Fulkerson laughed out. "Well, he is the greatest old fool! Who'd 'a'
thought he'd 'a' been in earnest with those 'brincibles' of his? But I suppose there have to be just such cranks; it takes all kinds to make a world."
"There has to be one such crank, it seems," March partially a.s.sented.
"One's enough for me."
"I reckon this thing is nuts for Lindau, too," said Fulkerson. "Why, it must act like a schooner of beer on him all the while, to see 'gabidal'
embarra.s.sed like it is by this strike. It must make old Lindau feel like he was back behind those barricades at Berlin. Well, he's a splendid old fellow; pity he drinks, as I remarked once before."
When March left the office he did not go home so directly as he came, perhaps because Mrs. March's eye was not on him. He was very curious about some aspects of the strike, whose importance, as a great social convulsion, he felt people did not recognize; and, with his temperance in everything, he found its negative expressions as significant as its more violent phases. He had promised his wife solemnly that he would keep away from these, and he had a natural inclination to keep his promise; he had no wish to be that peaceful spectator who always gets shot when there is any firing on a mob. He interested himself in the apparent indifference of the mighty city, which kept on about its business as tranquilly as if the private war being fought out in its midst were a vague rumor of Indian troubles on the frontier; and he realized how there might once have been a street feud of forty years in Florence without interfering materially with the industry and prosperity of the city. On Broadway there was a silence where a jangle and clatter of horse-car bells and hoofs had been, but it was not very noticeable; and on the avenues, roofed by the elevated roads, this silence of the surface tracks was not noticeable at all in the roar of the trains overhead. Some of the cross-town cars were beginning to run again, with a policeman on the rear of each; on the Third Avenge line, operated by non-union men, who had not struck, there were two policemen beside the driver of every car, and two beside the conductor, to protect them from the strikers.
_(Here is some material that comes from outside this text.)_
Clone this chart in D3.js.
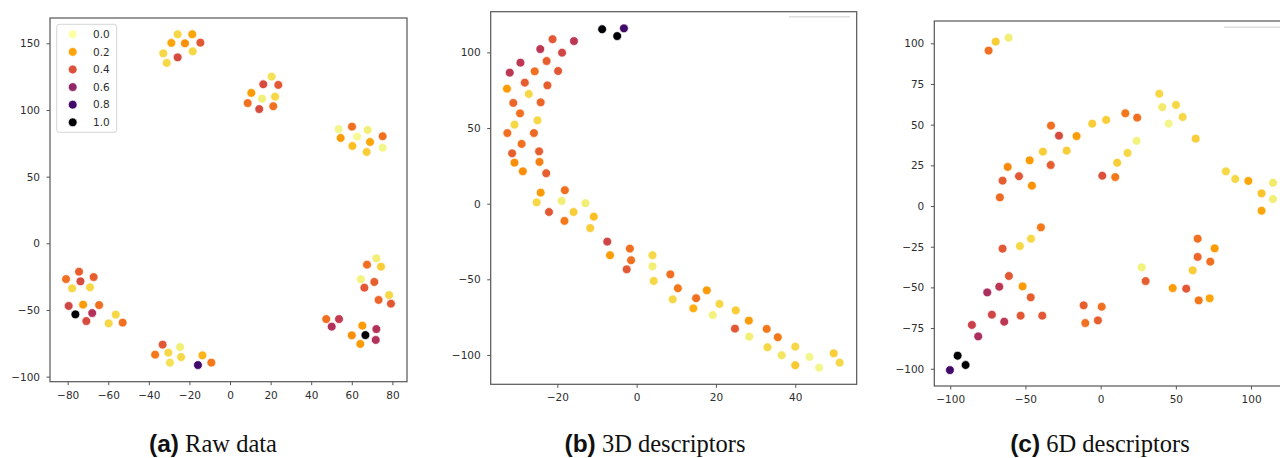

But there were no strikers in sight, and on Second Avenue they stood quietly about in groups on the corners. While March watched them at a safe distance, a car laden with policemen came down the track, but none of the strikers offered to molest it. In their simple Sunday best, March thought them very quiet, decent-looking people, and he could well believe that they had nothing to do with the riotous outbreaks in other parts of the city.
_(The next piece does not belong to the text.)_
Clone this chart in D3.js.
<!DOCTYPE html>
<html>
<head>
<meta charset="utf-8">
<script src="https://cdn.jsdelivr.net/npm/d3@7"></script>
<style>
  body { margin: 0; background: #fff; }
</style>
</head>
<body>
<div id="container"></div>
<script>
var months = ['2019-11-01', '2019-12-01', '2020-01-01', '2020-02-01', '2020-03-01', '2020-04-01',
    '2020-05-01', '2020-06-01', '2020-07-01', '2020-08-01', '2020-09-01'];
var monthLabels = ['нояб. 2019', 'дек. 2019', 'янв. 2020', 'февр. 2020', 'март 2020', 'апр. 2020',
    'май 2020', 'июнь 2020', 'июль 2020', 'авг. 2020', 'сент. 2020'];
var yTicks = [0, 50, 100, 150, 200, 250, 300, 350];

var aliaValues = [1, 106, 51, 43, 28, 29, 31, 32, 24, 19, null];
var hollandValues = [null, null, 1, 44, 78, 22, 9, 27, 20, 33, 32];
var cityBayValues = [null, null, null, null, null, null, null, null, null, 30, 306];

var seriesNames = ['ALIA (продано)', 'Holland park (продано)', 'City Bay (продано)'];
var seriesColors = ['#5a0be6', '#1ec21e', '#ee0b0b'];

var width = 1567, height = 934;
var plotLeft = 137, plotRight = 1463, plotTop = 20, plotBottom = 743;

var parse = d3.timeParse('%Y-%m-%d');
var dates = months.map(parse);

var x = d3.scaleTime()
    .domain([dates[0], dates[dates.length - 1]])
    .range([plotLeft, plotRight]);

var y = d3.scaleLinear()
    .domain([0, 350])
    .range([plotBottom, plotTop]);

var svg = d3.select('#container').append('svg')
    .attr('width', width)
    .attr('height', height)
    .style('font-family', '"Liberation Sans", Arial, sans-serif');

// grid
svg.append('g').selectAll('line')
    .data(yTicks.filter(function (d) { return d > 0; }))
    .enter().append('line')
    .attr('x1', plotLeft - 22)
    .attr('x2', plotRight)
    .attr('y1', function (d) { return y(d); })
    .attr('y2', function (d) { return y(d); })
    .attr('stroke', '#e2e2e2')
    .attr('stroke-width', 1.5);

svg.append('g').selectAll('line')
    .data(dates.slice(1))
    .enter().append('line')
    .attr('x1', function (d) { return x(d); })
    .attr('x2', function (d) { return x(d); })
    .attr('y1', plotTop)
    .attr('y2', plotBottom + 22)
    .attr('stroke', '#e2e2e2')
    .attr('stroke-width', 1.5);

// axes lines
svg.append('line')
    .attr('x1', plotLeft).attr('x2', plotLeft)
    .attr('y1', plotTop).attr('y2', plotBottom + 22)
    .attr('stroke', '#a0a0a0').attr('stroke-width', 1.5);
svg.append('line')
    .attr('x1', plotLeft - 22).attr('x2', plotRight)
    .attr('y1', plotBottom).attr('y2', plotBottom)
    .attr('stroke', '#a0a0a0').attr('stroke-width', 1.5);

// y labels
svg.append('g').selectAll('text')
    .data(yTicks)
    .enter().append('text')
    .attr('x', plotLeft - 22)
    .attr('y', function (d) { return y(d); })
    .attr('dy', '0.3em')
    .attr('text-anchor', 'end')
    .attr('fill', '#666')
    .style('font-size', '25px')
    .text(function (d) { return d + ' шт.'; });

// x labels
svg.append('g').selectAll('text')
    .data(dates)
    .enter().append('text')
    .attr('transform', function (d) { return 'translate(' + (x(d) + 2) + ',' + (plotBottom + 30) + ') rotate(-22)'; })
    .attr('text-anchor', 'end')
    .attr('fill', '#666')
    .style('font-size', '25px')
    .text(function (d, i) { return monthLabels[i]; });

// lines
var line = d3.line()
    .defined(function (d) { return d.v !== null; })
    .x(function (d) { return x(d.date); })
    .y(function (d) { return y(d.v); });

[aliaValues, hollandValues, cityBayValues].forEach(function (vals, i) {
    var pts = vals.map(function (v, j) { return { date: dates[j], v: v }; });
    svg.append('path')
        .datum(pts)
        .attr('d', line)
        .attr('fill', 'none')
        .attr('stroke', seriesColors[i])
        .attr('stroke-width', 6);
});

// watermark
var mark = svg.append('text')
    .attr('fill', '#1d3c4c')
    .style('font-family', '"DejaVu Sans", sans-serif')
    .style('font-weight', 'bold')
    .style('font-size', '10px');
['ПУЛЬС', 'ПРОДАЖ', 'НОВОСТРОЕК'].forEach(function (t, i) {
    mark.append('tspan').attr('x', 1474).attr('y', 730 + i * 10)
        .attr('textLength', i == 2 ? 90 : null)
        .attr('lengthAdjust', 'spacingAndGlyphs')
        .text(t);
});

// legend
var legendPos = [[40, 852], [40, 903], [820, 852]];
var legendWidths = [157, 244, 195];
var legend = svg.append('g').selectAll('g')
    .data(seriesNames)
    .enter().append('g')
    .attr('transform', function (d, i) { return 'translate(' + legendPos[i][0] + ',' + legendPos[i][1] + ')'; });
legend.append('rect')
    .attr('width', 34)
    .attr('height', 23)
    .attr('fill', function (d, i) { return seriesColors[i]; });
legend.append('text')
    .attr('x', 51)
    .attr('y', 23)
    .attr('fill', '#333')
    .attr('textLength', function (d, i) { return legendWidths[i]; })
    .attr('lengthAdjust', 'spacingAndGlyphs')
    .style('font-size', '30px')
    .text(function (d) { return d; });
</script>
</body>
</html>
He could hardly believe that there were any such outbreaks; he began more and more to think them mere newspaper exaggerations in the absence of any disturbance, or the disposition to it, that he could see. He walked on to the East River.
Avenues A, B, and C presented the same quiet aspect as Second Avenue; groups of men stood on the corners, and now and then a police-laden car was brought unmolested down the tracks before them; they looked at it and talked together, and some laughed, but there was no trouble.
March got a cross-town car, and came back to the West Side. A policeman, looking very sleepy and tired, lounged on the platform.
"I suppose you'll be glad when this cruel war is over," March suggested, as he got in.
The officer gave him a surly glance and made him no answer.
His behavior, from a man born to the joking give and take of our life, impressed March. It gave him a fine sense of the ferocity which he had read of the French troops putting on toward the populace just before the coup d'etat; he began to feel like the populace; but he struggled with himself and regained his character of philosophical observer. In this character he remained in the car and let it carry him by the corner where he ought to have got out and gone home, and let it keep on with him to one of the farthermost tracks westward, where so much of the fighting was reported to have taken place. But everything on the way was as quiet as on the East Side.